Qt was supposed to unify development for Nokia devices, so source code should only be written once. But without adequate management, Nokia's engineers had gone off and created two incompatible UI APIs. Nokia was losing this vital source compatibility.

With management unaware of the implications, Nokia continued to support the two parallel UI projects. But "both teams had built the wrong thing", as Wilcox describes it. Loyal Nokia developers couldn't believe that Nokia was making the same mistake of fragmenting its APIs once again. In 2004 it had decided to fold three of its Symbian UI APIs into one – S60 – to rationalise development, a crucial decision we'll come back to in a later article.

"And here we are, five years down the road, and Nokia is making exactly the same mistake again," wrote an exasperated Sander van der Wal, a veteran Epoc developer. "I believe that 'flabbergasted' is a better description of my emotional state than 'anxious' ;-)"
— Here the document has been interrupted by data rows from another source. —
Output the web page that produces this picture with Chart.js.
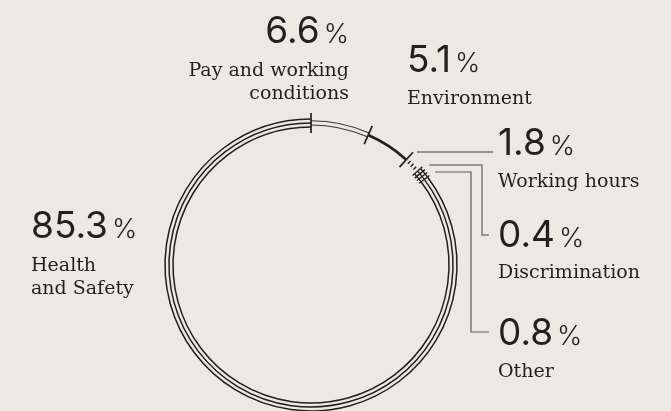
<!DOCTYPE html>
<html>
<head>
<meta charset="utf-8">
<script src="https://cdn.jsdelivr.net/npm/chart.js@4/dist/chart.umd.min.js"></script>
<style>
  html, body { margin: 0; padding: 0; background: #ece8e2; overflow: hidden; }
  #wrap { position: relative; width: 671px; height: 440px; }
</style>
</head>
<body>
<div id="wrap"><canvas id="myChart"></canvas></div>
<script>
// data
var categories = ["Pay and working\nconditions", "Environment", "Working hours", "Discrimination", "Other", "Health\nand Safety"];
var values = [6.6, 5.1, 1.8, 0.4, 0.8, 85.3];

// how each slice is drawn
var styles = ["double", "bold", "dots", "hatch", "hatch", "triple"];

// layout
var CX = 311, CY = 265, R_OUT = 152, R_IN = 132;
var INK = "#231f20";
var labelPos = [
  { x: 349, y: 43, align: "right", ly: [76, 99] },
  { x: 407, y: 72, align: "left", ly: [104] },
  { x: 498, y: 155, align: "left", ly: [187] },
  { x: 498, y: 247, align: "left", ly: [278] },
  { x: 498, y: 345, align: "left", ly: [377] },
  { x: 31, y: 238, align: "left", ly: [271, 294] }
];
var leaders = [
  { i: 2, y: 152, pts: [[493, 152]], color: "#3e3a3a", w: 1.2 },
  { i: 3, y: 165, pts: [[482, 165], [482, 235], [489, 235]], color: "#7d7877", w: 1.5 },
  { i: 4, y: 172, pts: [[471, 172], [471, 332], [489, 332]], color: "#5e5a5a", w: 1.2 }
];

function arcLine(ctx, x, y, r, a0, a1, w, color) {
  ctx.beginPath();
  ctx.arc(x, y, r, a0, a1);
  ctx.lineWidth = w;
  ctx.strokeStyle = color;
  ctx.stroke();
}

function tick(ctx, x, y, a, r0, r1, w, color) {
  ctx.beginPath();
  ctx.moveTo(x + Math.cos(a) * r0, y + Math.sin(a) * r0);
  ctx.lineTo(x + Math.cos(a) * r1, y + Math.sin(a) * r1);
  ctx.lineWidth = w;
  ctx.strokeStyle = color;
  ctx.stroke();
}

var ringPlugin = {
  id: "ring",
  afterDatasetsDraw: function (chart) {
    var ctx = chart.ctx;
    var arcs = chart.getDatasetMeta(0).data;
    ctx.save();
    ctx.lineCap = "butt";
    arcs.forEach(function (el, i) {
      var p = el.getProps(["x", "y", "startAngle", "endAngle", "innerRadius", "outerRadius"], true);
      var mid = (p.innerRadius + p.outerRadius) / 2;
      var s = styles[i];
      if (s === "double") {
        arcLine(ctx, p.x, p.y, mid + 2.3, p.startAngle, p.endAngle, 1.1, "#3a3637");
        arcLine(ctx, p.x, p.y, mid - 2.0, p.startAngle, p.endAngle, 1.1, "#3a3637");
      } else if (s === "bold") {
        arcLine(ctx, p.x, p.y, mid, p.startAngle, p.endAngle, 2.6, INK);
      } else if (s === "dots") {
        var n = 3;
        for (var k = 1; k <= n; k++) {
          var a = p.startAngle + (p.endAngle - p.startAngle) * k / (n + 1);
          tick(ctx, p.x, p.y, a, mid - 2, mid + 2, 1.4, INK);
        }
      } else if (s === "hatch") {
        for (var j = -1; j <= 1; j++) {
          arcLine(ctx, p.x, p.y, mid + j * 4, p.startAngle, p.endAngle, 1.3, INK);
        }
        var steps = Math.max(1, Math.round((p.endAngle - p.startAngle) / 0.025));
        for (var k2 = 0; k2 <= steps; k2++) {
          var a2 = p.startAngle + (p.endAngle - p.startAngle) * k2 / steps;
          tick(ctx, p.x, p.y, a2, mid - 6.5, mid + 6.5, 1.3, INK);
        }
      } else if (s === "triple") {
        for (var j2 = -1; j2 <= 1; j2++) {
          arcLine(ctx, p.x, p.y, mid + j2 * 4, p.startAngle, p.endAngle, 1.5, INK);
        }
      }
      // boundary ticks at the start of the big slices
      if (s === "double" || s === "bold" || s === "dots") {
        tick(ctx, p.x, p.y, p.startAngle, p.innerRadius, p.outerRadius, 1.7, INK);
      }
    });

    // leader lines from the ring out to the small labels
    var el0 = arcs[0];
    leaders.forEach(function (ld) {
      var r = el0.outerRadius + 3;
      var dy = ld.y - el0.y;
      var sx = el0.x + Math.sqrt(r * r - dy * dy);
      ctx.beginPath();
      ctx.moveTo(sx, ld.y);
      ld.pts.forEach(function (pt) { ctx.lineTo(pt[0], pt[1]); });
      ctx.lineWidth = ld.w;
      ctx.strokeStyle = ld.color;
      ctx.lineJoin = "miter";
      ctx.stroke();
    });

    // labels
    ctx.fillStyle = INK;
    ctx.textBaseline = "alphabetic";
    values.forEach(function (v, i) {
      var lp = labelPos[i];
      var num = v.toFixed(1);
      ctx.font = "37px Inter";
      var wNum = ctx.measureText(num).width;
      ctx.font = "300 27px Inter";
      var wPct = ctx.measureText("%").width;
      var gap = 4;
      var x0 = lp.align === "right" ? lp.x - wNum - gap - wPct : lp.x;
      ctx.textAlign = "left";
      ctx.font = "37px Inter";
      ctx.fillText(num, x0, lp.y);
      ctx.font = "300 27px Inter";
      ctx.fillText("%", x0 + wNum + gap, lp.y);

      ctx.font = "19px 'DejaVu Serif'";
      ctx.textAlign = lp.align;
      var lines = categories[i].split("\n");
      lines.forEach(function (t, k) {
        ctx.fillText(t, lp.x, lp.ly[k]);
      });
    });
    ctx.restore();
  }
};

var ctx = document.getElementById("myChart").getContext("2d");
var myChart = new Chart(ctx, {
  type: "doughnut",
  data: {
    labels: categories,
    datasets: [
      {
        data: values,
        backgroundColor: "rgba(0,0,0,0)",
        borderWidth: 0,
        hoverOffset: 0,
        offset: 0
      }
    ]
  },
  options: {
    responsive: true,
    maintainAspectRatio: false,
    animation: false,
    events: [],
    cutout: R_IN,
    layout: {
      padding: {
        left: CX - R_OUT,
        right: 671 - CX - R_OUT,
        top: CY - R_OUT,
        bottom: 440 - CY - R_OUT
      }
    },
    plugins: {
      legend: { display: false },
      tooltip: { enabled: false }
    }
  },
  plugins: [ringPlugin]
});
</script>
</body>
</html>
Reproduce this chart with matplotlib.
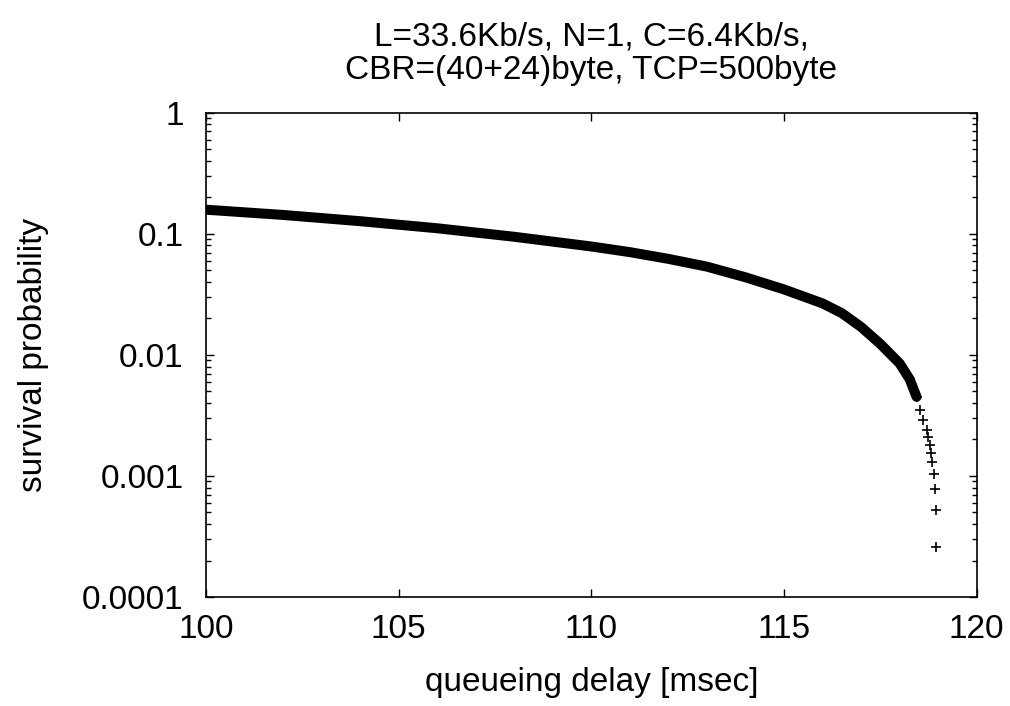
import matplotlib
matplotlib.use("Agg")
import matplotlib.pyplot as plt
from matplotlib.ticker import LogLocator, NullFormatter, FixedLocator

plt.rcParams['font.family'] = ['Liberation Sans', 'DejaVu Sans']

# dense part of the survival curve
band_delay = [100.0, 102.0, 104.0, 106.0, 108.0, 110.0, 111.0, 112.0, 113.0,
              114.0, 115.0, 116.0, 116.5, 117.0, 117.5, 118.0, 118.26, 118.44]
band_prob = [0.158, 0.143, 0.127, 0.111, 0.0944, 0.0785, 0.0705, 0.0620,
             0.0535, 0.0437, 0.0347, 0.0266, 0.0221, 0.0170, 0.0123, 0.0085,
             0.0063, 0.0045]

# separate '+' points in the tail
tail_delay = [118.26, 118.36, 118.44, 118.52, 118.60, 118.70, 118.73, 118.78,
              118.82, 118.85, 118.88, 118.91, 118.94, 118.95]
tail_prob = [0.0063, 0.0053, 0.0045, 0.0035, 0.0029, 0.0024, 0.0021, 0.0018,
             0.00155, 0.0013, 0.00104, 0.00078, 0.00052, 0.00026]

xticks = [100, 105, 110, 115, 120]
yticks = [0.0001, 0.001, 0.01, 0.1, 1]
ylabels = ['0.0001', '0.001', '0.01', '0.1', '1']

fig = plt.figure(figsize=(10.1, 7.06), dpi=100)
ax = fig.add_axes([0.204, 0.1544, 0.763, 0.686])

ax.plot(band_delay, band_prob, color='black', lw=7.2, solid_capstyle='round',
        solid_joinstyle='round')
ax.plot(tail_delay, tail_prob, ls='none', marker='+', ms=7.5, mew=1.2, color='black')

ax.set_yscale('log')
ax.set_xlim(100, 120)
ax.set_ylim(0.0001, 1)

ax.xaxis.set_major_locator(FixedLocator(xticks))
ax.set_xticklabels([str(t) for t in xticks])
ax.set_yticks(yticks)
ax.set_yticklabels(ylabels)
ax.yaxis.set_minor_locator(LogLocator(base=10, subs=range(2, 10)))
ax.yaxis.set_minor_formatter(NullFormatter())

ax.tick_params(which='both', direction='in', top=True, right=True, labelsize=24)
ax.tick_params(axis='x', which='major', length=6, width=1, pad=12)
ax.tick_params(axis='y', which='major', length=6, width=1, pad=16)
ax.tick_params(axis='y', which='minor', length=3.5, width=1)
for s in ax.spines.values():
    s.set_linewidth(1.2)

ax.set_xlabel('queueing delay [msec]', fontsize=24, labelpad=16)
ax.set_ylabel('survival probability', fontsize=24, labelpad=24)
ax.set_title('L=33.6Kb/s, N=1, C=6.4Kb/s,\nCBR=(40+24)byte, TCP=500byte',
             fontsize=24, pad=24, linespacing=1.12)

fig.savefig('out.png', dpi=100)
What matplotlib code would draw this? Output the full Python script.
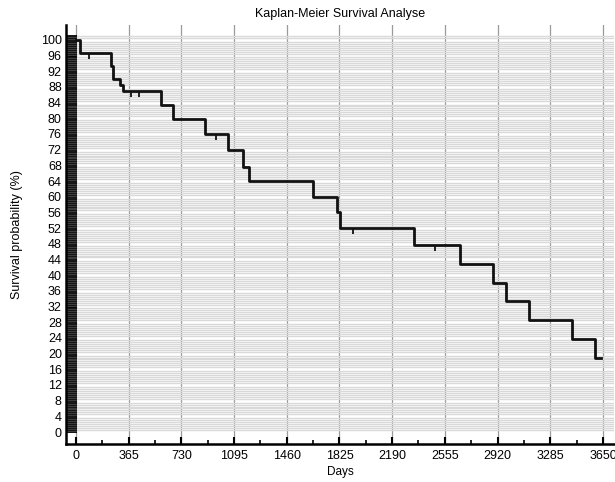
import numpy as np
import matplotlib
matplotlib.use('Agg')
import matplotlib.pyplot as plt

# step curve (days, survival %)
days = [0, 28, 242, 256, 305, 328, 586, 674, 893, 1055, 1154, 1200,
        1645, 1805, 1828, 2341, 2659, 2890, 2982, 3138, 3437, 3594, 3640]
surv = [100, 96.7, 93.3, 90.0, 88.5, 86.9, 83.4, 79.8, 75.9, 71.9, 67.7, 64.1,
        60.0, 56.0, 51.9, 47.6, 42.9, 38.1, 33.3, 28.6, 23.8, 19.0, 19.0]

# censored observations
cens_days = [90, 379, 436, 972, 1920, 2490]
cens_surv = [96.7, 86.9, 86.9, 75.9, 51.9, 47.6]

x_ticks = [0, 365, 730, 1095, 1460, 1825, 2190, 2555, 2920, 3285, 3650]
y_ticks = list(range(0, 101, 4))

plt.rcParams['font.family'] = ['Liberation Sans', 'DejaVu Sans']

fig = plt.figure(figsize=(6.15, 4.82), dpi=100)
ax = fig.add_axes([0.1073, 0.0788, 0.8907, 0.8695])

ax.set_xlim(-69, 3725)
ax.set_ylim(-3.06, 103.8)

# striped horizontal grid and vertical lines at major x ticks
ax.set_yticks(np.arange(0, 101.5, 0.5), minor=True)
ax.grid(which='minor', axis='y', color='#d9d9d9', lw=1.0)
ax.set_xticks(x_ticks)
ax.set_xticks(np.array(x_ticks[:-1]) + 182.5, minor=True)
ax.grid(which='major', axis='x', color='#9a9a9a', lw=0.9)
ax.set_axisbelow(True)

ax.step(days, surv, where='post', color='#111111', lw=2.0, zorder=3)
ax.plot(cens_days, cens_surv, ls='none', marker=[(0, 0), (0, -1)],
        ms=9, mew=1.3, color='#111111', zorder=3)

ax.set_yticks(y_ticks)
ax.tick_params(axis='y', which='both', direction='in', length=8, width=1.3,
               pad=3, labelsize=9, color='black')
ax.tick_params(axis='x', which='major', direction='in', length=5, width=1.5,
               pad=4, labelsize=9)
ax.tick_params(axis='x', which='minor', direction='in', length=3, width=1.2)

for s in ['top', 'right']:
    ax.spines[s].set_visible(False)
ax.spines['left'].set_linewidth(1.8)
ax.spines['bottom'].set_linewidth(1.8)

ax.set_title('Kaplan-Meier Survival Analyse', fontsize=9, pad=6)
ax.set_xlabel('Days', fontsize=8.5, labelpad=3)
ax.set_ylabel('Survival probability (%)', fontsize=9, labelpad=13)

fig.savefig('out.png', dpi=100)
Nokia didn't seem to have a grown-up in charge. When it finally got one - Sun's Rich Green was brought in as CTO last spring - he canned Orbit. (See our report Nokia ends cruel and unusual 'Symbian programming' practices). He also canned the Linux team's DirectUI effort. And while all this pointless competition and in-fighting was going on, nobody had set about modernising the Symbian UI. Nokia's product designers were left with a UX that was still almost as bad as its predecessor.